A few hours later we emerged into the wind. Mangal, who was guide by day and brass instrument player by night, was in a light and cheerful mood. A good night’s sleep will do that to you.
I was in no mood to talk but that didn’t stop him from taking a photograph of me anyway.
We marched on in silence before turning to the right and heading up a steep mountain slope. It looked to be hundreds of metres high and for several hours we simply plodded upward in a zigzag motion to negate the gradient.
As we climbed in altitude I turned around and was shocked to see how far we had come. For the first time on this journey I was looking down on snow covering the valley walls below us. Nature must have been reading my mind because at that moment a cloud drifted into view. It was at eye level.
A few hours later we arrived in the village of Leboche where there were fewer buildings than Pheriche.

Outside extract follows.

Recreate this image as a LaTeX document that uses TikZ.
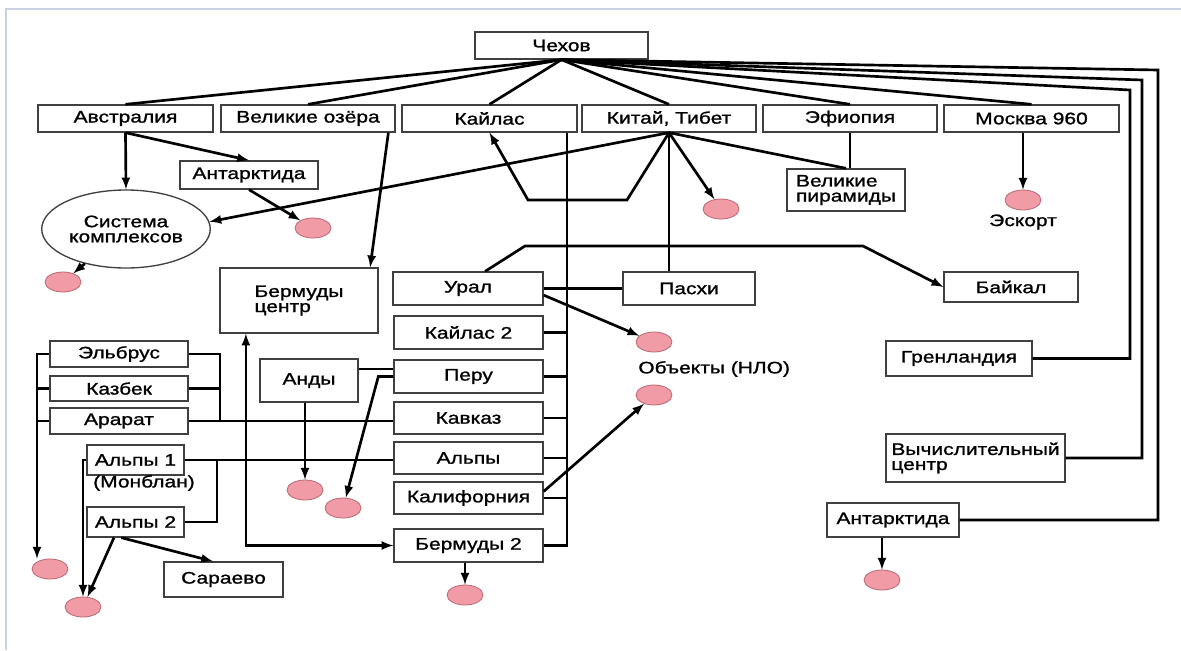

From memory there could not have been more than three to four structures one of which was a wooden barn with panels missing. It looked like a harmonica and I knew the musical torture would continue for another night.
Inside were about a dozen bunks that we shared with a group of Australian trekkers. Their group was a jolly one and they made the Leboche experience better than it would have been. Two of their team members were in the Australian Army and were used to these conditions and laughed off the discomfort and irritation.
“Sure it’s cold and windy,” said the one, “and the food is crap. We also have one member on our team who won’t stop moaning. We have given her the nickname ‘Festering Fog Horn’”. They laughed at their own joke and continued.
“But look where we are. Worse places to be mate! Like behind a desk.”
These two were the perfect antidote for the past 24 hours of irritation and frustration. I liked their attitude and quietly scolded myself for the negativity.
Tomorrow we cross the Khumbu Glacier for basecamp and I would lay eyes on the South African expedition, or what was left of it, for the first time.